I remember writing about him, “It is his quiet smile, positive spirit and determined interest in being able to give back more to his community, that I somehow sense that God has a special purpose for Sakuda. Sakuda has a deep desire and commitment, but with a wonderful blend of humility and dependence on God.” Later, Denny’s and Jeanne’s original church back in Seattle offered a scholarship to Sakuda to attend Daystar University. Four years later, he graduated with a B.A in community development, having participated in evangelism teams and student leadership during those years. After graduation, Sakuda joined a Christian organization that works among the Maasai, doing community development, medical care, HIV and AIDS work, as well as relief provision in times of drought, and ministry with orphans and vulnerable children. Currently, Sakuda manages the community-based sustainable development program in six Maasai communities in Kenya.

Photo of two men standing behind a microphone. One is dressed in a black robe the other is dressed in a bright red, highly decorated wrap that leaves his arms bare and his legs bare below the knees.

James Sakuda speaking in morning worship at University Presbyterian Church in Seattle, with Ken Kierstead, senior director of urban and global missions at University Presbyterian Church.

In 2008, Sakuda had the opportunity to come to the United States, and part of his mission was to thank the church in Seattle. During a Sunday morning service, Sakuda declared, “You are the unsung heroes and heroines of the world. You might not know what impact it had on someone’s life, but your contribution has inspired many lives. I, Sakuda, being one of them ... I am challenged to serve and devote my time and resources to give back to my people.”
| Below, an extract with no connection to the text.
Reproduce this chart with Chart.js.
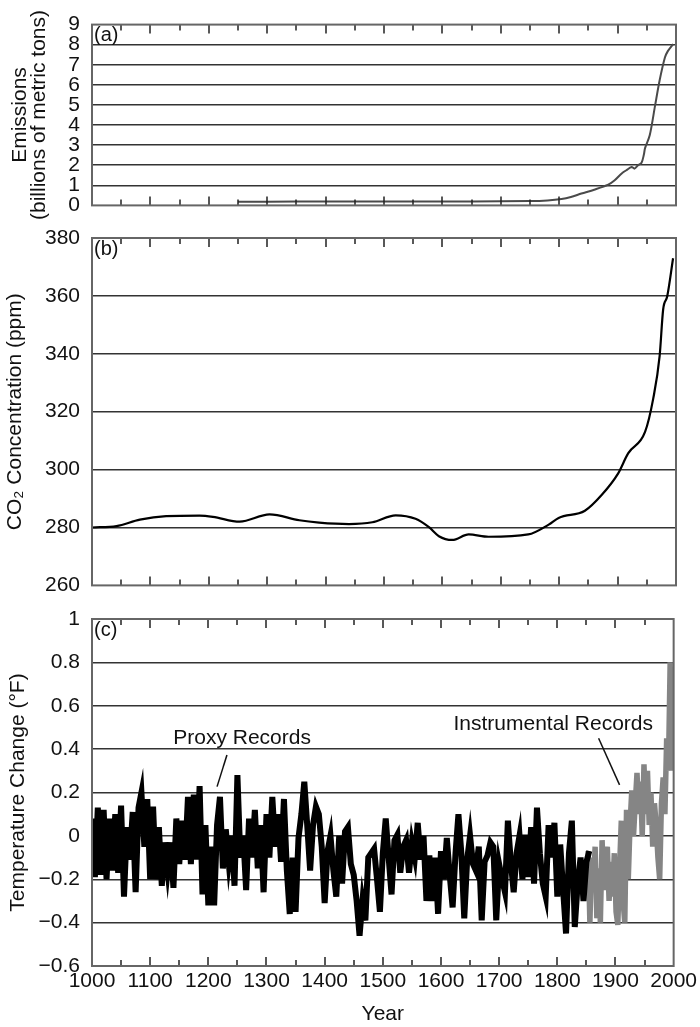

One other highlight of his visit to Seattle was to be able to visit the elderly Denny Grindall, by then ailing and residing in an assisted living care center. Sakuda and one of his relatives, who was also in Seattle and who had also been impacted by the Grindalls, dressed in their traditional clothes and went to visit him. Though Denny’s memory was impaired, when he saw two young Maasai “warriors” standing by his bedside, he sat up in his bed in amazement and his fluent Maasai kicked in and they shared news of loved ones and events over the years. Sakuda received a traditional greeting and blessing from an honored “elder” of his village (Denny), and Denny had a glimpse of the ripples of blessing resulting from the years he had given among the Maasai.

Denny has passed on into glory now — his memorial service is August 22. James Sakuda has returned to Kenya to rejoin his young bride and newborn son and to continue building on and expanding the movement begun among his people by Denny and Jeane Grindall, preparing the way into a new future.